Task goal:
Below is a listing to write out in full, exactly as given, without its pictures.

======== Supplied material ========

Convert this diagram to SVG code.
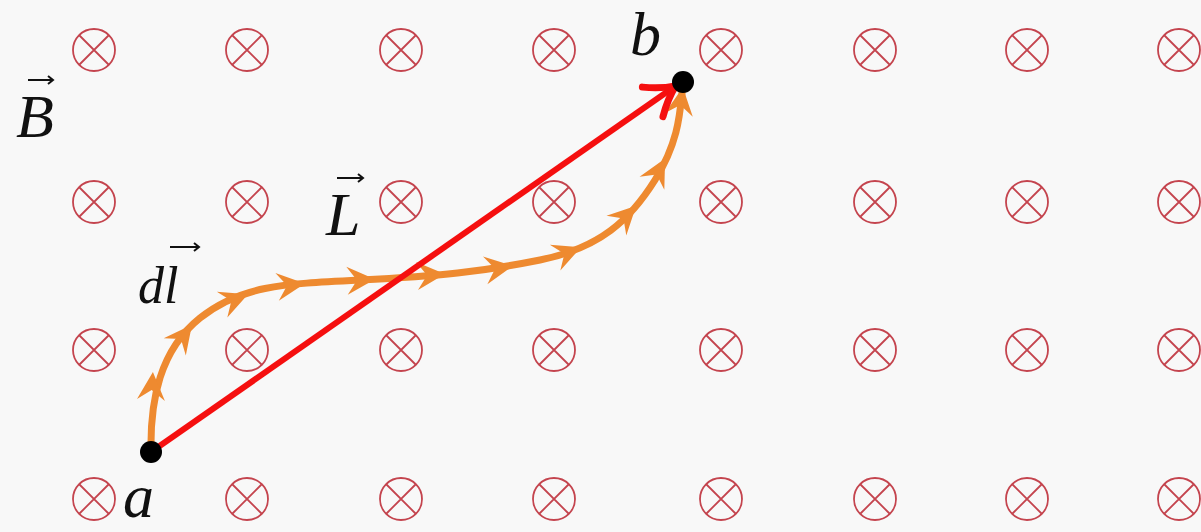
<svg xmlns="http://www.w3.org/2000/svg" xmlns:xlink="http://www.w3.org/1999/xlink" width="1201" height="532" viewBox="0 0 1201 532">
<style>
.ot{fill:none;stroke:#c4444e;stroke-width:1.8}
.lbl{font-family:"Liberation Serif",serif;font-style:italic;fill:#111}
.vec{stroke:#111;stroke-width:2;fill:none}
.orange{fill:none;stroke:#ee8a30;stroke-width:7;stroke-linecap:round}
.oh{fill:#ee8a30}
</style>
<defs>
<g id="x"><circle class="ot" r="21"/><path class="ot" d="M-15,-15L15,15M-15,15L15,-15"/></g>
<path id="ah" d="M13,0 L-15,-14 L-5,0 L-15,14 Z"/>
<marker id="redhead" markerUnits="userSpaceOnUse" markerWidth="50" markerHeight="50" viewBox="-35 -25 50 50" refX="0" refY="0" orient="auto">
<path d="M-26,-18 Q-12,-6 2,0 Q-12,6 -26,18" fill="none" stroke="#f50f0f" stroke-width="7" stroke-linecap="round" stroke-linejoin="round"/>
</marker>
</defs>
<rect width="1201" height="532" fill="#f8f8f8"/>
<g id="field">
<use xlink:href="#x" x="94" y="50"/><use xlink:href="#x" x="247" y="50"/><use xlink:href="#x" x="401" y="50"/><use xlink:href="#x" x="554" y="50"/><use xlink:href="#x" x="721" y="50"/><use xlink:href="#x" x="875" y="50"/><use xlink:href="#x" x="1027" y="50"/><use xlink:href="#x" x="1179" y="50"/>
<use xlink:href="#x" x="94" y="202"/><use xlink:href="#x" x="247" y="202"/><use xlink:href="#x" x="401" y="202"/><use xlink:href="#x" x="554" y="202"/><use xlink:href="#x" x="721" y="202"/><use xlink:href="#x" x="875" y="202"/><use xlink:href="#x" x="1027" y="202"/><use xlink:href="#x" x="1179" y="202"/>
<use xlink:href="#x" x="94" y="350"/><use xlink:href="#x" x="247" y="350"/><use xlink:href="#x" x="401" y="350"/><use xlink:href="#x" x="554" y="350"/><use xlink:href="#x" x="721" y="350"/><use xlink:href="#x" x="875" y="350"/><use xlink:href="#x" x="1027" y="350"/><use xlink:href="#x" x="1179" y="350"/>
<use xlink:href="#x" x="94" y="499"/><use xlink:href="#x" x="247" y="499"/><use xlink:href="#x" x="401" y="499"/><use xlink:href="#x" x="554" y="499"/><use xlink:href="#x" x="721" y="499"/><use xlink:href="#x" x="875" y="499"/><use xlink:href="#x" x="1027" y="499"/><use xlink:href="#x" x="1179" y="499"/>
</g>
<g id="connectors">
<g id="path-dl">
<path class="orange" d="M151,452 C150,400 160,350 200,318 S280,284 360,280 S480,272 540,260 S630,220 655,180 S680,110 683,84"/>
<g class="oh">
<use xlink:href="#ah" transform="translate(152,385) rotate(-86)"/>
<use xlink:href="#ah" transform="translate(184,335) rotate(-52)"/>
<use xlink:href="#ah" transform="translate(236,299) rotate(-22)"/>
<use xlink:href="#ah" transform="translate(292,285) rotate(-7)"/>
<use xlink:href="#ah" transform="translate(362,280) rotate(-3)"/>
<use xlink:href="#ah" transform="translate(432,275) rotate(-4)"/>
<use xlink:href="#ah" transform="translate(500,268) rotate(-9)"/>
<use xlink:href="#ah" transform="translate(569,252) rotate(-22)"/>
<use xlink:href="#ah" transform="translate(627,215) rotate(-45)"/>
<use xlink:href="#ah" transform="translate(659,170) rotate(-62)"/>
<use xlink:href="#ah" transform="translate(681,100) rotate(-82)"/>
</g>
</g>
<line id="vecL" x1="151" y1="452" x2="674" y2="87" stroke="#f50f0f" stroke-width="6" marker-end="url(#redhead)"/>
</g>
<g id="node-a"><circle cx="151" cy="452" r="11" fill="#000"/><text class="lbl" x="123" y="517" font-size="62">a</text></g>
<g id="node-b"><circle cx="683" cy="82" r="11" fill="#000"/><text class="lbl" x="630" y="55" font-size="62">b</text></g>
<g id="label-B"><text class="lbl" x="16" y="137" font-size="62">B</text><path class="vec" d="M28,80H53M48,76L53,80L48,84"/></g>
<g id="label-L"><text class="lbl" x="326" y="235" font-size="62">L</text><path class="vec" d="M337,178H363M358,174L363,178L358,182"/></g>
<g id="label-dl"><text class="lbl" x="138" y="303" font-size="52">dl</text><path class="vec" d="M170,247H199M194,243L199,247L194,251"/></g>
</svg>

========

Exercise result:
Convert this diagram to SVG code.
<svg xmlns="http://www.w3.org/2000/svg" xmlns:xlink="http://www.w3.org/1999/xlink" width="1201" height="532" viewBox="0 0 1201 532">
<style>
.ot{fill:none;stroke:#c4444e;stroke-width:1.8}
.lbl{font-family:"Liberation Serif",serif;font-style:italic;fill:#111}
.vec{stroke:#111;stroke-width:2;fill:none}
.orange{fill:none;stroke:#ee8a30;stroke-width:7;stroke-linecap:round}
.oh{fill:#ee8a30}
</style>
<defs>
<g id="x"><circle class="ot" r="21"/><path class="ot" d="M-15,-15L15,15M-15,15L15,-15"/></g>
<path id="ah" d="M13,0 L-15,-14 L-5,0 L-15,14 Z"/>
<marker id="redhead" markerUnits="userSpaceOnUse" markerWidth="50" markerHeight="50" viewBox="-35 -25 50 50" refX="0" refY="0" orient="auto">
<path d="M-26,-18 Q-12,-6 2,0 Q-12,6 -26,18" fill="none" stroke="#f50f0f" stroke-width="7" stroke-linecap="round" stroke-linejoin="round"/>
</marker>
</defs>
<rect width="1201" height="532" fill="#f8f8f8"/>
<g id="field">
<use xlink:href="#x" x="94" y="50"/><use xlink:href="#x" x="247" y="50"/><use xlink:href="#x" x="401" y="50"/><use xlink:href="#x" x="554" y="50"/><use xlink:href="#x" x="721" y="50"/><use xlink:href="#x" x="875" y="50"/><use xlink:href="#x" x="1027" y="50"/><use xlink:href="#x" x="1179" y="50"/>
<use xlink:href="#x" x="94" y="202"/><use xlink:href="#x" x="247" y="202"/><use xlink:href="#x" x="401" y="202"/><use xlink:href="#x" x="554" y="202"/><use xlink:href="#x" x="721" y="202"/><use xlink:href="#x" x="875" y="202"/><use xlink:href="#x" x="1027" y="202"/><use xlink:href="#x" x="1179" y="202"/>
<use xlink:href="#x" x="94" y="350"/><use xlink:href="#x" x="247" y="350"/><use xlink:href="#x" x="401" y="350"/><use xlink:href="#x" x="554" y="350"/><use xlink:href="#x" x="721" y="350"/><use xlink:href="#x" x="875" y="350"/><use xlink:href="#x" x="1027" y="350"/><use xlink:href="#x" x="1179" y="350"/>
<use xlink:href="#x" x="94" y="499"/><use xlink:href="#x" x="247" y="499"/><use xlink:href="#x" x="401" y="499"/><use xlink:href="#x" x="554" y="499"/><use xlink:href="#x" x="721" y="499"/><use xlink:href="#x" x="875" y="499"/><use xlink:href="#x" x="1027" y="499"/><use xlink:href="#x" x="1179" y="499"/>
</g>
<g id="connectors">
<g id="path-dl">
<path class="orange" d="M151,452 C150,400 160,350 200,318 S280,284 360,280 S480,272 540,260 S630,220 655,180 S680,110 683,84"/>
<g class="oh">
<use xlink:href="#ah" transform="translate(152,385) rotate(-86)"/>
<use xlink:href="#ah" transform="translate(184,335) rotate(-52)"/>
<use xlink:href="#ah" transform="translate(236,299) rotate(-22)"/>
<use xlink:href="#ah" transform="translate(292,285) rotate(-7)"/>
<use xlink:href="#ah" transform="translate(362,280) rotate(-3)"/>
<use xlink:href="#ah" transform="translate(432,275) rotate(-4)"/>
<use xlink:href="#ah" transform="translate(500,268) rotate(-9)"/>
<use xlink:href="#ah" transform="translate(569,252) rotate(-22)"/>
<use xlink:href="#ah" transform="translate(627,215) rotate(-45)"/>
<use xlink:href="#ah" transform="translate(659,170) rotate(-62)"/>
<use xlink:href="#ah" transform="translate(681,100) rotate(-82)"/>
</g>
</g>
<line id="vecL" x1="151" y1="452" x2="674" y2="87" stroke="#f50f0f" stroke-width="6" marker-end="url(#redhead)"/>
</g>
<g id="node-a"><circle cx="151" cy="452" r="11" fill="#000"/><text class="lbl" x="123" y="517" font-size="62">a</text></g>
<g id="node-b"><circle cx="683" cy="82" r="11" fill="#000"/><text class="lbl" x="630" y="55" font-size="62">b</text></g>
<g id="label-B"><text class="lbl" x="16" y="137" font-size="62">B</text><path class="vec" d="M28,80H53M48,76L53,80L48,84"/></g>
<g id="label-L"><text class="lbl" x="326" y="235" font-size="62">L</text><path class="vec" d="M337,178H363M358,174L363,178L358,182"/></g>
<g id="label-dl"><text class="lbl" x="138" y="303" font-size="52">dl</text><path class="vec" d="M170,247H199M194,243L199,247L194,251"/></g>
</svg>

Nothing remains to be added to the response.